Devletin sorumluluk makamında bulunanların tehditle konuşması doğru değil, üstü örtülü tehdit doğru değil.

Peki, AK Parti’nin neredeyse bizi tehdit etti dediği Davutoğlu ne demişti;

Terörle mücadele konusunda defterler açılırsa birçok insan, insan yüzüne çıkamaz. Bizi bugün eleştirenler insan yüzüne çıkamazlar, açık söylüyorum.

Neden mi? Gelin hafızanızı bir yoklayın.

İleride bir gün Türkiye Cumhuriyeti tarihi yazıldığı zaman en kritik dönemlerden, aylardan biri 7 Haziran-1 Kasım arasındaki dönem olarak yazılacaktır.


Davutoğlu’nun bu sözleri AK Parti’de tehdit olarak algılandı. 

AK Parti içerisindeki bazı kesimler Davutoğlu’nun sözleriyle AK Parti’yi tehdit ettiğini ifade ederken başka bir görüş de devletin tehdit edildiğini savunuyor. Kurtulmuş’un sözleri AK Parti’nin bunu tehdit olarak kabul ettiğini gösteriyor.

Bu sadece AK Parti cephesinden değil MHP içinden de böyle okunuyor.
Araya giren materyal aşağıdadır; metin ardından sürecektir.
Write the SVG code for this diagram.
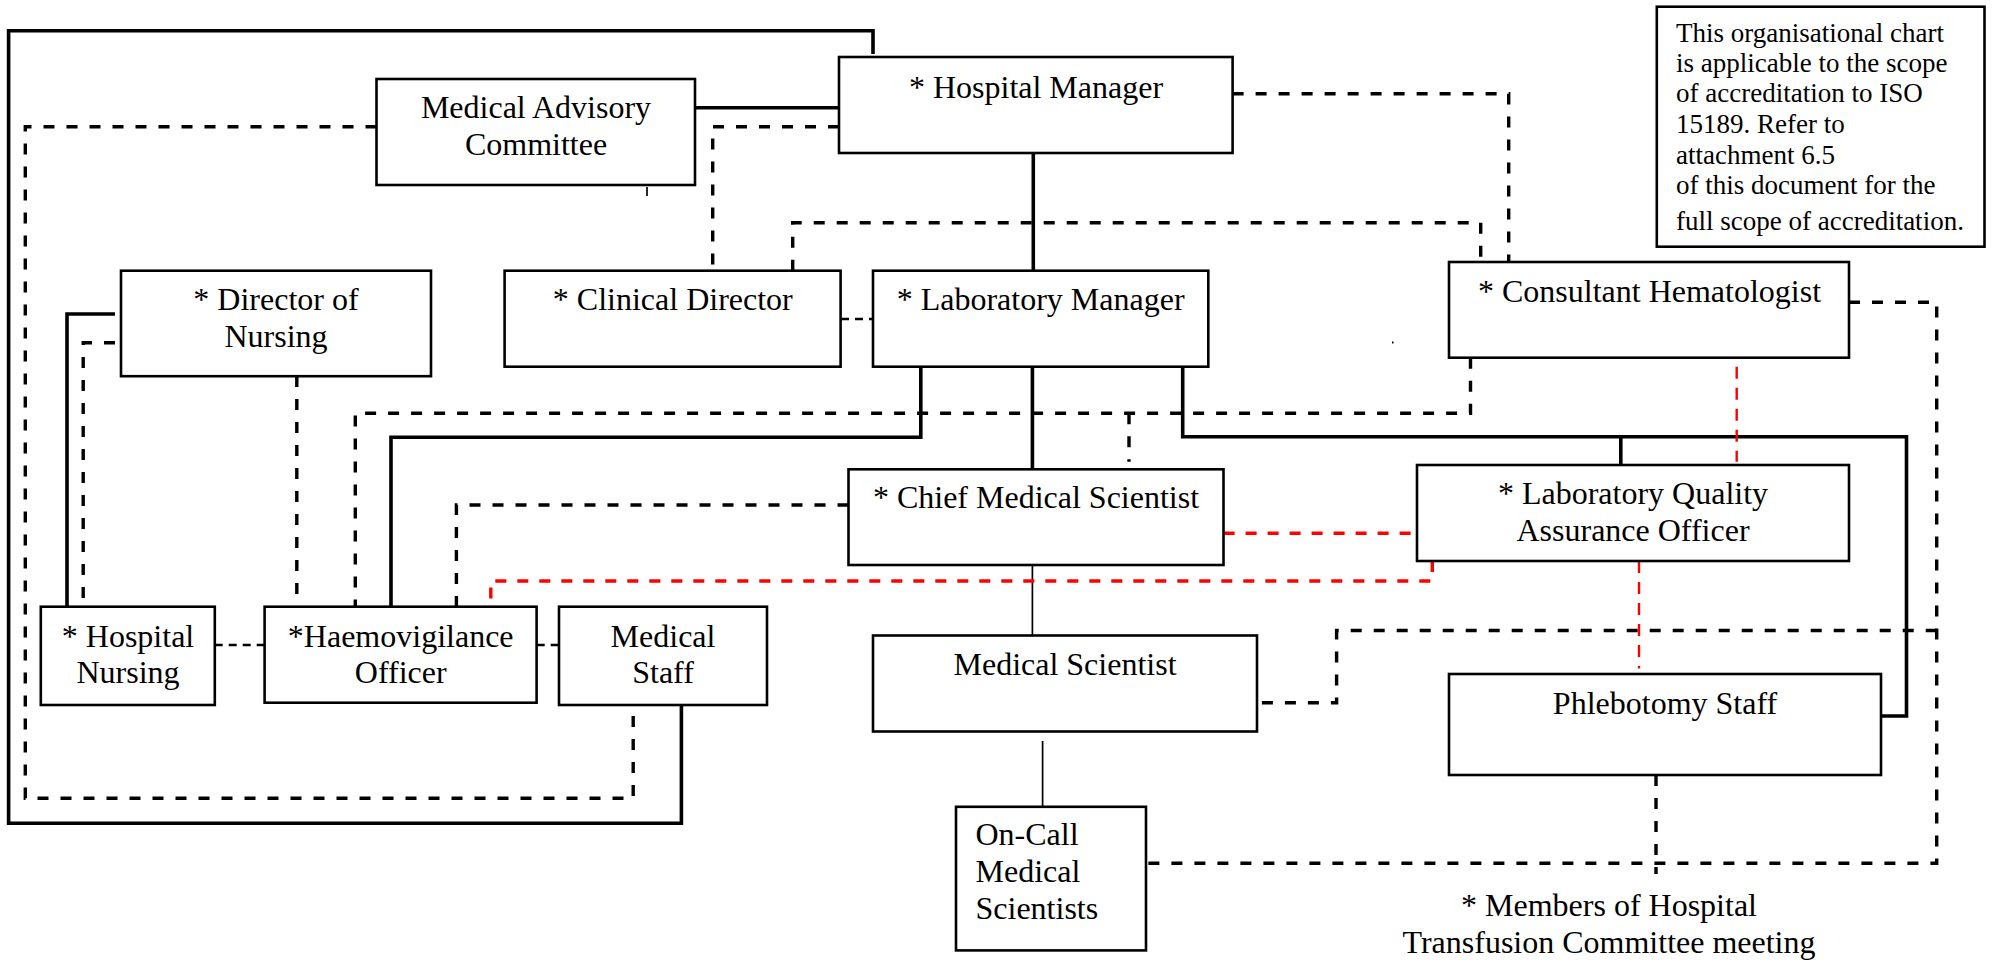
<svg xmlns="http://www.w3.org/2000/svg" width="1994" height="963" viewBox="0 0 1994 963">
<style>
.box{fill:#fff;stroke:#000;stroke-width:2.6}
.t{font-family:"Liberation Serif","Times New Roman",serif;font-size:32px;fill:#000;text-anchor:middle}
.tl{font-family:"Liberation Serif","Times New Roman",serif;font-size:32px;fill:#000}
.note{font-family:"Liberation Serif","Times New Roman",serif;font-size:27px;fill:#000}
.s{fill:none;stroke:#000;stroke-width:3.6;stroke-linejoin:miter}
.thin{fill:none;stroke:#000;stroke-width:1.7}
.d{fill:none;stroke:#000;stroke-width:3.4;stroke-dasharray:11 12}
.ds{fill:none;stroke:#000;stroke-width:2.4;stroke-dasharray:8 6}
.r{fill:none;stroke:#f00;stroke-width:3.4;stroke-dasharray:11 11}
.rv{fill:none;stroke:#f00;stroke-width:2.4;stroke-dasharray:12 9}
</style>
<rect width="1994" height="963" fill="#fff"/>
<g id="connectors">
  <path class="s" d="M873,54 V30.7 H8.6 V823.3 H681.4 V705"/>
  <path class="s" d="M695,107.7 H839"/>
  <path class="s" d="M1033.3,153 V270.7"/>
  <path class="s" d="M115,314 H67 V606.7"/>
  <path class="s" d="M920.8,366.7 V437.3 H391 V606.7"/>
  <path class="s" d="M1032.4,366.7 V469.3"/>
  <path class="s" d="M1182.7,366.7 V436.7 H1906.5 V716 H1881"/>
  <path class="s" d="M1620.8,436.7 V465"/>
  <path class="thin" d="M1032.4,565 V642"/>
  <path class="thin" d="M1042.6,741 V806.8"/>
  <path class="thin" d="M647,187 V196"/>
  <path class="d" d="M376.5,126.7 H25.3 V798.3 H633.2 V705"/>
  <path class="d" d="M839,126.7 H712.7 V270.7"/>
  <path class="d" d="M792.7,270.7 V222.7 H1480.7 V262"/>
  <path class="d" d="M1232.6,93.7 H1508.7 V262"/>
  <path class="d" d="M115,342.7 H83.2 V606.7"/>
  <path class="d" d="M296.8,376 V606.7"/>
  <path class="d" d="M1470.5,357.7 V413.3 H355.3 V606.7"/>
  <path class="d" d="M1129,413.3 V461.7"/>
  <path class="d" d="M848.5,505 H456.4 V606.7"/>
  <path class="d" d="M1849,302.3 H1936.7 V863.3 H1146"/>
  <path class="d" d="M1936.7,630.5 H1336.6 V702.7 H1245.7"/>
  <path class="d" d="M1656,775 V874"/>
  <path class="ds" d="M841,319 H873"/>
  <path class="ds" d="M214.7,645 H264.6"/>
  <path class="ds" d="M536.7,645 H559"/>
  <path class="r" d="M1223.6,533.3 H1417"/>
  <path class="r" d="M1432.3,561 V581 H490.8 V606.7"/>
  <path class="rv" d="M1736.7,366.7 V461.7"/>
  <path class="rv" d="M1639,561 V668.6"/>
  <rect x="376" y="629" width="1.5" height="2.5" fill="#000"/>
  <rect x="408.5" y="616" width="1.5" height="2.5" fill="#000"/>
  <rect x="1392" y="341.5" width="1.5" height="2" fill="#000"/>
</g>
<g id="hospital-manager"><rect class="box" x="839" y="57" width="393.6" height="96"/><text class="t" x="1036" y="98">* Hospital Manager</text></g>
<g id="medical-advisory-committee"><rect class="box" x="376.5" y="79" width="318.5" height="106"/><text class="t" x="536" y="118">Medical Advisory</text><text class="t" x="536" y="155">Committee</text></g>
<g id="note"><rect class="box" x="1656.8" y="6.7" width="327.7" height="240"/>
<text class="note" x="1676" y="41.7">This organisational chart</text>
<text class="note" x="1676" y="71.7">is applicable to the scope</text>
<text class="note" x="1676" y="101.7">of accreditation to ISO</text>
<text class="note" x="1676" y="133.3">15189. Refer to</text>
<text class="note" x="1676" y="164">attachment 6.5</text>
<text class="note" x="1676" y="194">of this document for the</text>
<text class="note" x="1676" y="230">full scope of accreditation.</text></g>
<g id="director-of-nursing"><rect class="box" x="121" y="270.7" width="310" height="105.5"/><text class="t" x="276" y="310">* Director of</text><text class="t" x="276" y="346.7">Nursing</text></g>
<g id="clinical-director"><rect class="box" x="504.6" y="270.7" width="336" height="96"/><text class="t" x="672.8" y="310">* Clinical Director</text></g>
<g id="laboratory-manager"><rect class="box" x="873" y="270.7" width="335.3" height="96"/><text class="t" x="1040.6" y="310">* Laboratory Manager</text></g>
<g id="consultant-hematologist"><rect class="box" x="1449" y="262" width="400" height="95.7"/><text class="t" x="1649.5" y="301.7">* Consultant Hematologist</text></g>
<g id="chief-medical-scientist"><rect class="box" x="848.5" y="469.3" width="375" height="95.7"/><text class="t" x="1036" y="507.7">* Chief Medical Scientist</text></g>
<g id="lab-quality-assurance-officer"><rect class="box" x="1417" y="465" width="432" height="96"/><text class="t" x="1633" y="504">* Laboratory Quality</text><text class="t" x="1633" y="541">Assurance Officer</text></g>
<g id="hospital-nursing"><rect class="box" x="40.8" y="606.7" width="174" height="98.3"/><text class="t" x="128" y="646.7">* Hospital</text><text class="t" x="128" y="683.3">Nursing</text></g>
<g id="haemovigilance-officer"><rect class="box" x="264.6" y="606.7" width="272" height="96"/><text class="t" x="400.7" y="646.7">*Haemovigilance</text><text class="t" x="400.7" y="683.3">Officer</text></g>
<g id="medical-staff"><rect class="box" x="559" y="606.7" width="208" height="98.3"/><text class="t" x="663" y="646.7">Medical</text><text class="t" x="663" y="683.3">Staff</text></g>
<g id="medical-scientist"><rect class="box" x="873" y="635.5" width="384" height="96"/><text class="t" x="1065" y="674.7">Medical Scientist</text></g>
<g id="phlebotomy-staff"><rect class="box" x="1449" y="674" width="432" height="101"/><text class="t" x="1665" y="713.5">Phlebotomy Staff</text></g>
<g id="on-call-medical-scientists"><rect class="box" x="956" y="806.8" width="190" height="143.6"/><text class="tl" x="975.5" y="845.2">On-Call</text><text class="tl" x="975.5" y="882.2">Medical</text><text class="tl" x="975.5" y="919">Scientists</text></g>
<g id="footer"><text class="t" x="1609" y="916">* Members of Hospital</text><text class="t" x="1609" y="953">Transfusion Committee meeting</text></g>
</svg>
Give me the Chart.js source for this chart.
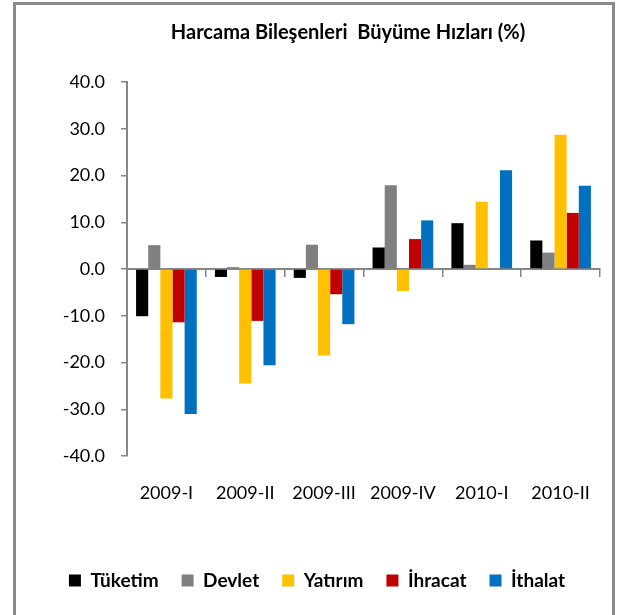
<!DOCTYPE html>
<html>
<head>
<meta charset="utf-8">
<script src="https://cdn.jsdelivr.net/npm/chart.js@4"></script>
<style>
  html, body { margin: 0; padding: 0; background: #fff; }
  #frame {
    position: absolute; left: 13px; top: 2px; width: 596px; height: 620px;
    border: 3px solid #8a8a8a; border-bottom: none; pointer-events: none;
  }
  #growthChart { position: absolute; left: 0; top: 0; }
</style>
</head>
<body>
<div id="frame"></div>
<canvas id="growthChart" width="622" height="615"></canvas>
<script>
// Quarters
const periods = ["2009-I", "2009-II", "2009-III", "2009-IV", "2010-I", "2010-II"];

// Growth rates (%)
const tuketim = [-10.1, -1.7, -1.9, 4.6, 9.8, 6.1];
const devlet = [5.1, 0.4, 5.2, 17.9, 0.9, 3.5];
const yatirim = [-27.7, -24.5, -18.5, -4.7, 14.4, 28.7];
const ihracat = [-11.4, -11.1, -5.4, 6.4, 0.0, 12.0];
const ithalat = [-31.0, -20.6, -11.8, 10.4, 21.1, 17.8];

const axisGray = "#868686";
const fontName = "Lato";

// nudge title and legend sideways, like in the original sheet
const shiftBlocks = {
  id: "shiftBlocks",
  afterLayout: function (chart) {
    chart.titleBlock.left += 48;
    chart.titleBlock.right += 48;
    chart.legend.left += 17;
    chart.legend.right += 17;
  }
};

const ctx = document.getElementById("growthChart").getContext("2d");
const growthChart = new Chart(ctx, {
  type: "bar",
  data: {
    labels: periods,
    datasets: [
      { label: "Tüketim", data: tuketim, backgroundColor: "#000000" },
      { label: "Devlet", data: devlet, backgroundColor: "#808080" },
      { label: "Yatırım", data: yatirim, backgroundColor: "#FFC000" },
      { label: "İhracat", data: ihracat, backgroundColor: "#C00000" },
      { label: "İthalat", data: ithalat, backgroundColor: "#0070C0" }
    ]
  },
  plugins: [shiftBlocks],
  options: {
    responsive: false,
    animation: false,
    categoryPercentage: 0.77,
    barPercentage: 1.0,
    layout: { padding: { left: 0, right: 22, top: 0, bottom: 15 } },
    plugins: {
      title: {
        display: true,
        text: "Harcama Bileşenleri  Büyüme Hızları (%)",
        color: "#000",
        font: { family: fontName, size: 20, weight: "bold" },
        padding: { top: 21, bottom: 37 }
      },
      legend: {
        position: "bottom",
        labels: {
          color: "#000",
          font: { family: fontName, size: 19, weight: "bold" },
          boxWidth: 12,
          boxHeight: 12,
          padding: 23
        }
      },
      tooltip: { enabled: false }
    },
    scales: {
      // axis line along zero, tick marks at category boundaries
      x: {
        position: { y: 0 },
        offset: true,
        grid: { offset: true, drawOnChartArea: false, tickLength: 7, color: axisGray, lineWidth: 1.5 },
        border: { color: axisGray, width: 2 },
        ticks: { display: false }
      },
      // labels at the bottom
      x2: {
        type: "category",
        position: "bottom",
        offset: true,
        grid: { display: false, drawTicks: false },
        border: { display: false },
        ticks: { color: "#000", font: { family: fontName, size: 18 }, padding: 26, maxRotation: 0 },
        afterFit: function (scale) { scale.height = 92; }
      },
      y: {
        min: -40,
        max: 40,
        ticks: {
          stepSize: 10,
          color: "#000",
          font: { family: fontName, size: 18 },
          padding: 16,
          callback: function (v) { return v.toFixed(1); }
        },
        grid: { drawOnChartArea: false, tickLength: 6, color: axisGray, lineWidth: 1.5 },
        border: { color: axisGray, width: 2 },
        afterFit: function (scale) { scale.width = 127; }
      }
    }
  }
});
</script>
</body>
</html>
Gerek yeni parti çalışmaları gerekse de son seçim okumalarında Kurtulmuş, esas olarak “Biz ne yapacağız” sorusunu soruyor. Bu soru da AK Parti’nin dört temel özelliğine dönmesi durumunda yeni parti çalışmalarının da anlamsızlaşacağına olan vurgusu. Bunlar, demokratik adımların atılması, reformcu, yerli ve milli olması ve kuşatıcı ve kapsayıcı olması.

Kurtulmuş, “Bunları tekrar güçlendirirsek AK Parti’yi de tekrar güçlendireceğiz ve toplumla da ilişkilerimizi daha kuvvetli hale getiririz” diyor.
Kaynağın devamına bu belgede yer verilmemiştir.